I like games. In fact one could easily say I love games. I enjoy all different kinds of games and multiple aspects of said games. I like creating a strategy to achieve goals. I like interacting with other people. I love pitting myself against intelligent opponents and pushing myself. I like being silly and cracking jokes while playing. I like playing less intense games to have a way to pass the time while hanging out. I love competing with my brother head to head. I love sitting down afterwards and thinking about what I could've done to play better. I like breaking down the mechanics of a game to see how they interact with one another.
With that out of the way I've noticed that people tend to get frustrated by randomness in games. An example would be the dice rolls in Settlers of Catan. Higher level players who've done research to know the high percentage plays tend to get angry when some one else wins with a lower percentage play. They feel that superior play should reward them with victories.
This brings up the key question, how often should a more skilled player beat a less skilled player? Should it be 100%? I personally don't think (outside of a wild imbalance in ability) that is correct. I know several people who I believe disagree with me vehemently on this point.
This comes down to the heart of what I think skill is. But first another side trail.
Kids love to play tic-tac-toe. Adults don't. The reason is simple. Tic-Tac-Toe is a solvable game. There is no variance (randomness) in the game. Every game played by compentent players should end in a draw. Every line of play can be calculated by the average person. There are a few tricks you can try, but again none of them work if the opponent knows the line of play to follow. Every play has a counter play that maintains parity. That's why adults don't play among themselves. Once a kid gets smart enough to realize this they lose interest in the game.
Chess is like tic-tac-toe for adults. There is 0% variance, all things that happen are the direct consequence of a player's choice. There is a general imbalance in that one player gets to go first. That is worth (roughly) half a pawn. Chess is too large and complicated to be solvable, so we don't run into the same problem we have with Tic-Tac-Toe where a countering line of play can be easily found by a person of average intelligence. High level chess becomes about gaining incremental advantage, using tempo and board positioning rather than trying to create material imbalance by inequal exchange of pieces.
Chess gives us an answer to the idea that more skilled players should be able to beat less skilled players 100% of the time.
But what happens when we add in a little randomness?
What takes more skill?

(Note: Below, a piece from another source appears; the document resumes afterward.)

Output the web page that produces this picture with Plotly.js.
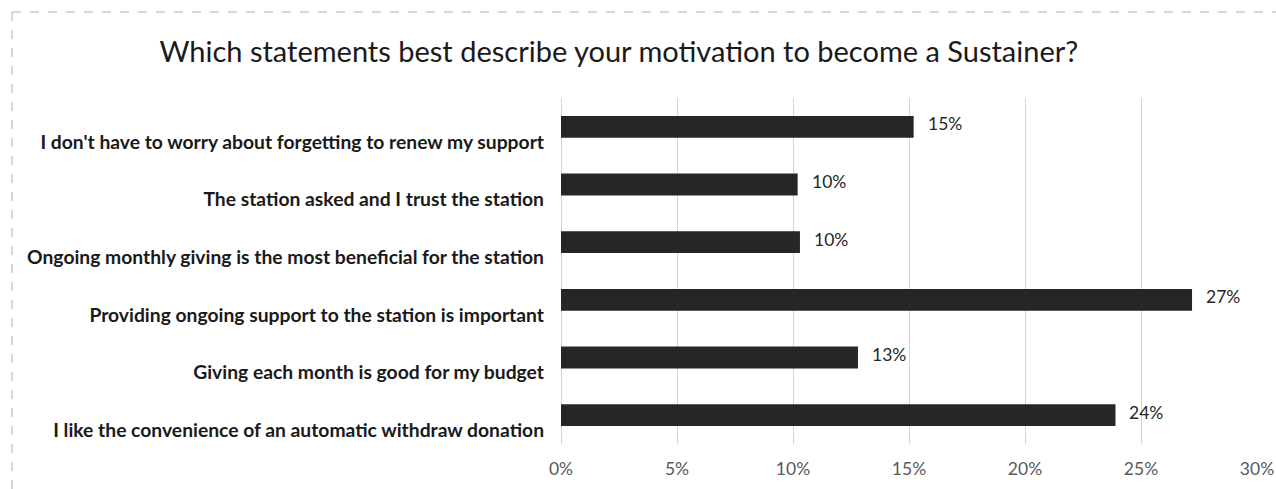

Having an environment where your only interactions are with your opponent directly (chess) or with an outside environment as well (poker)?
I hope there is no argument that games with an element of luck lose interaction with skill. The reason the same people go to the World Series of Poker every year isn't that they are incredibly lucky. They are incredibly skilled players. One of those skill is understanding the effect of variance on the game. Instead of saying "If I move my pawn here it will capture their knight" they'd think "I have a 78% chance to win this pot" or "I have 8 outs to win this hand". Imagine if chess captures were only a % chance. It would change the dynamic of the game. People who play chess as it is now would probably complain that it made the game too "luck based" but it would really just change the way you play.
Instead of making a guaranteed play you start learning to take high percentage plays over low percentage plays. Sure in the short term you'll lose some games you "should" have won. But I think over the long term you'll see a return to the same win percent break down you had with chess pre-random capture success. Having a playstyle that incorporates variances into it becomes a key skill for playing a game with variance. Those games aren't less skill oriented they just require a different skill set.